I welcome that we at least have that in a directive, but the directive could go further and clarify the situation. I am worried about how the products are tested and by whom, and I am even worried about surveillance. Interestingly, we dropped our home and leisure accident surveillance systems—HASS and LASS—and we now have some other wonderful thing, but we do not know how many children choke every year because we do not keep those statistics. Some years ago I wrote to every accident and emergency department asking them how many cases of children choking they had. Obviously, I received only a small number of responses but it was clear that there were more cases of children choking on all manner of items than was recorded.
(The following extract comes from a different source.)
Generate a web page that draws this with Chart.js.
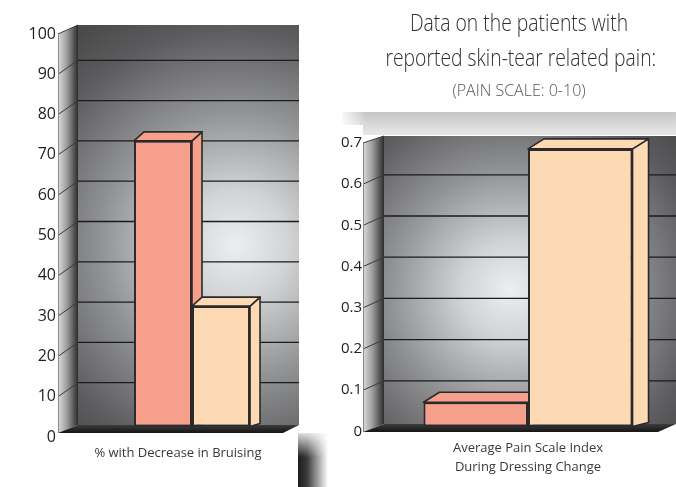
<!DOCTYPE html>
<html>
<head>
<meta charset="utf-8">
<script src="https://cdn.jsdelivr.net/npm/chart.js@4/dist/chart.umd.min.js"></script>
<style>
  html, body { margin: 0; padding: 0; background: #fff; }
  #wrap { position: relative; width: 676px; height: 487px; overflow: hidden; font-family: 'Open Sans', sans-serif; }
  canvas { position: absolute; top: 0; }
  #bruise { left: 0; }
  #pain { left: 320px; }
  .title { position: absolute; left: 360px; width: 318px; text-align: center; white-space: nowrap; }
  .big { font-size: 23px; line-height: 23px; color: #2e2e2e; font-weight: 300; transform: scaleX(0.84); }
  .small { font-size: 16px; line-height: 16px; color: #555; font-weight: 300; }
  #smudge { position: absolute; left: 298px; top: 433px; width: 30px; height: 54px;
    background: linear-gradient(to right, #1c1c1c 0%, #3a3a3a 30%, #fff 100%);
    -webkit-mask-image: linear-gradient(to bottom, rgba(0,0,0,0.15), #000 45%); }
</style>
</head>
<body>
<div id="wrap">
  <canvas id="bruise" width="306" height="487"></canvas>
  <canvas id="pain" width="356" height="487"></canvas>
  <div id="smudge"></div>
  <div class="title big" style="top:11px">Data on the patients with</div>
  <div class="title big" style="top:46px">reported skin-tear related pain:</div>
  <div class="title small" style="top:82px">(PAIN SCALE: 0-10)</div>
</div>
<script>
// --- data ---
const bruiseLabels = ['% with Decrease in Bruising'];
const bruiseFirst = [71];
const bruiseSecond = [30];
const bruiseTicks = { min: 0, max: 100, step: 10 };

const painLabels = [['Average Pain Scale Index', 'During Dressing Change']];
const painFirst = [0.06];
const painSecond = [0.675];
const painTicks = { min: 0, max: 0.7, step: 0.1 };

const salmon = '#f6a08b';
const peach = '#fdd9b4';
const edge = '#2a2a2a';

Chart.defaults.font.family = "'Open Sans', sans-serif";

// --- helpers ---
function poly(ctx, pts) {
  ctx.beginPath();
  pts.forEach((p, i) => i ? ctx.lineTo(p[0], p[1]) : ctx.moveTo(p[0], p[1]));
  ctx.closePath();
  ctx.fill();
  ctx.stroke();
}

// fake 3d room: back wall, side wall, floor, plus bar tops/sides
const room = {
  id: 'room',
  beforeDraw(chart, args, o) {
    const { ctx, chartArea: a, scales: { y } } = chart;
    const yMax = y.getPixelForValue(y.max);
    const top = yMax + o.wallShift;
    const frontTop = yMax + o.labelShift;
    const left = a.left, right = o.wallRight, front = left - o.sideW;
    ctx.save();

    if (o.band) {
      const bg = ctx.createLinearGradient(0, o.band[1], 0, o.band[3]);
      bg.addColorStop(0, '#c6c6c6');
      bg.addColorStop(1, '#e8e8e8');
      ctx.fillStyle = bg;
      ctx.fillRect(o.band[0], o.band[1], right - o.band[0], o.band[2] - o.band[1]);
      ctx.fillRect(front, o.band[2], right - front, o.band[3] - o.band[2]);
      const fade = ctx.createLinearGradient(o.band[0], 0, o.band[0] + 24, 0);
      fade.addColorStop(0, 'rgba(255,255,255,0.9)');
      fade.addColorStop(1, 'rgba(255,255,255,0)');
      ctx.fillStyle = fade;
      ctx.fillRect(o.band[0], o.band[1], 24, o.band[2] - o.band[1]);
    }

    // back wall
    const [cx, cy, r] = o.glow;
    const g = ctx.createRadialGradient(cx, cy, 0, cx, cy, r);
    g.addColorStop(0, '#eceef0');
    g.addColorStop(0.2, '#d2d3d5');
    g.addColorStop(0.5, '#919294');
    g.addColorStop(0.8, '#5c5c5e');
    g.addColorStop(1, '#474748');
    ctx.fillStyle = g;
    ctx.fillRect(left, top, right - left, o.floorBack - top);

    // grid on back wall
    ctx.strokeStyle = '#1b1b1b';
    ctx.lineWidth = 1.3;
    y.ticks.forEach(t => {
      if (t.value <= y.min || t.value >= y.max) return;
      const py = y.getPixelForValue(t.value) + o.gridShift;
      ctx.beginPath(); ctx.moveTo(left, py); ctx.lineTo(right, py); ctx.stroke();
    });

    // side wall
    const sg = ctx.createLinearGradient(front, 0, left, 0);
    sg.addColorStop(0, '#dcdcdc');
    sg.addColorStop(0.45, '#9c9c9c');
    sg.addColorStop(1, '#2c2c2c');
    ctx.fillStyle = sg;
    ctx.beginPath();
    ctx.moveTo(front, frontTop); ctx.lineTo(left, top);
    ctx.lineTo(left, o.floorBack); ctx.lineTo(front, o.floorFront);
    ctx.closePath(); ctx.fill();

    ctx.strokeStyle = '#3a3a3a';
    ctx.lineWidth = 1;
    y.ticks.forEach(t => {
      if (t.value <= y.min) return;
      const p = y.getPixelForValue(t.value);
      const back = t.value >= y.max ? top : p + o.gridShift;
      ctx.beginPath(); ctx.moveTo(front, p + o.labelShift); ctx.lineTo(left, back); ctx.stroke();
    });
    ctx.strokeStyle = '#8a8a8a';
    ctx.beginPath(); ctx.moveTo(front + 0.5, frontTop); ctx.lineTo(front + 0.5, o.floorFront); ctx.stroke();

    // floor
    const fg = ctx.createLinearGradient(0, o.floorBack, 0, o.floorFront);
    fg.addColorStop(0, '#3c3c3c');
    fg.addColorStop(1, '#151515');
    ctx.fillStyle = fg;
    ctx.beginPath();
    ctx.moveTo(front, o.floorFront); ctx.lineTo(left, o.floorBack);
    ctx.lineTo(right, o.floorBack); ctx.lineTo(right - o.floorCut, o.floorFront);
    ctx.closePath(); ctx.fill();
    ctx.restore();
  },
  beforeDatasetsDraw(chart, args, o) {
    const { ctx } = chart;
    ctx.save();
    ctx.strokeStyle = edge;
    ctx.lineWidth = 1.6;
    ctx.lineJoin = 'round';
    chart.data.datasets.forEach((ds, i) => {
      chart.getDatasetMeta(i).data.forEach(bar => {
        const l = bar.x - bar.width / 2, rr = bar.x + bar.width / 2, t = bar.y, b = bar.base;
        ctx.fillStyle = ds.backgroundColor;
        poly(ctx, [[rr, t], [rr + o.dx, t + o.dyT], [rr + o.dx, b + o.dyB], [rr, b]]);
        poly(ctx, [[l, t], [l + o.dx, t + o.dyT], [rr + o.dx, t + o.dyT], [rr, t]]);
      });
    });
    ctx.restore();
  }
};

function makeChart(id, labels, first, second, ticks, geo) {
  const bar = { borderColor: edge, borderWidth: 2, borderSkipped: false,
    categoryPercentage: geo.catPct, barPercentage: 1 };
  return new Chart(document.getElementById(id), {
    type: 'bar',
    data: {
      labels,
      datasets: [
        Object.assign({ data: first, backgroundColor: salmon }, bar),
        Object.assign({ data: second, backgroundColor: peach }, bar)
      ]
    },
    options: {
      responsive: false,
      animation: false,
      layout: { autoPadding: false, padding: { top: geo.top, right: geo.padRight, left: 0, bottom: 0 } },
      plugins: { legend: { display: false }, tooltip: { enabled: false }, room: geo.room },
      scales: {
        x: {
          grid: { display: false, drawTicks: false },
          border: { display: false },
          ticks: { color: '#3a3a3a', font: { size: 13, lineHeight: 1.45 }, padding: geo.xPad,
            labelOffset: geo.xShift, maxRotation: 0, autoSkip: false },
          afterFit: s => { s.height = 60; }
        },
        y: {
          min: ticks.min, max: ticks.max,
          // invisible tick marks hold the labels away from the wall
          grid: { display: true, color: 'rgba(0,0,0,0)', drawOnChartArea: false, drawTicks: true, tickLength: 20 },
          border: { display: false },
          ticks: { stepSize: ticks.step, color: '#222', font: { size: geo.yFont },
            padding: 2, labelOffset: geo.room.labelShift },
          afterFit: s => { s.width = geo.yWidth; }
        }
      }
    },
    plugins: [room]
  });
}

makeChart('bruise', bruiseLabels, bruiseFirst, bruiseSecond, bruiseTicks, {
  top: 24, padRight: 0, yWidth: 78, catPct: 0.509, xPad: 17, xShift: -14, yFont: 16,
  room: { sideW: 20, wallRight: 299, wallShift: 1, labelShift: 10, gridShift: -4,
    floorBack: 425, floorFront: 433, floorCut: 16, dx: 10, dyT: -9, dyB: -3,
    glow: [235, 245, 270] }
});

makeChart('pain', painLabels, painFirst, painSecond, painTicks, {
  top: 138.6, padRight: 4, yWidth: 64, catPct: 0.726, xPad: 12, xShift: 0, yFont: 15,
  room: { sideW: 21, wallRight: 356, wallShift: -2.6, labelShift: 4.4, gridShift: -5,
    floorBack: 424, floorFront: 432, floorCut: 18, dx: 16, dyT: -10, dyB: -4,
    glow: [190, 290, 240], band: [22, 112, 125, 135] }
});
</script>
</body>
</html>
That is a worry: we need to know what we are dealing with.
Mr. Clifton-Brown: I am grateful to my neighbour—I was going to call him my hon. Friend but that would have got me into trouble. He obviously has great experience of the issue. Has he any evidence that the profusion of kitemarks has meant that consumers have had problems understanding what they are supposed to know before buying the toy? We can debate at any length, but if consumers do not know what they are looking at the whole thing is a complete waste of time.
Mr. Drew: That is a problem. I have reported foreign eggs, which come from Russia and are direct copies of these eggs, to the police and to trading standards, because the instructions are in a foreign language. Instructions must be in a language that a three-year-old or someone younger can read. Those are key points because there is a proliferation of what we mean by warnings and of ways of telling people that these items are potentially dangerous. If the items were not dangerous, we would not have the casebook of evidence that some of us have accrued. I agree that it would help if the Minister referred to the CE mark. That is as good a standardisation as possible. But the problem is: how does one guarantee that the CE mark has been given to a safe product? In a sense, the onus is always on the manufacturer to be able to prove that, and we take it largely as read until there is an incident. Clearly, in many instances items have not been safe. We recognise that that is a sensitive area.
I leave my remarks at that, and I hope that the Minister has heard them and will go back to Europe and be robust. We need to understand that we all tread carefully in this area. When there is the next incident—I say “when” because I am not at all satisfied that we have the safety case right—we will all say, “Isn’t it terrible that we didn’t do something about it?” We have had an opportunity to do something about it; the legislation could have been better, but at least we now have something to work on. If the Minister supports the redesigning of the product, I will go away from the Committee feeling at least a bit happier.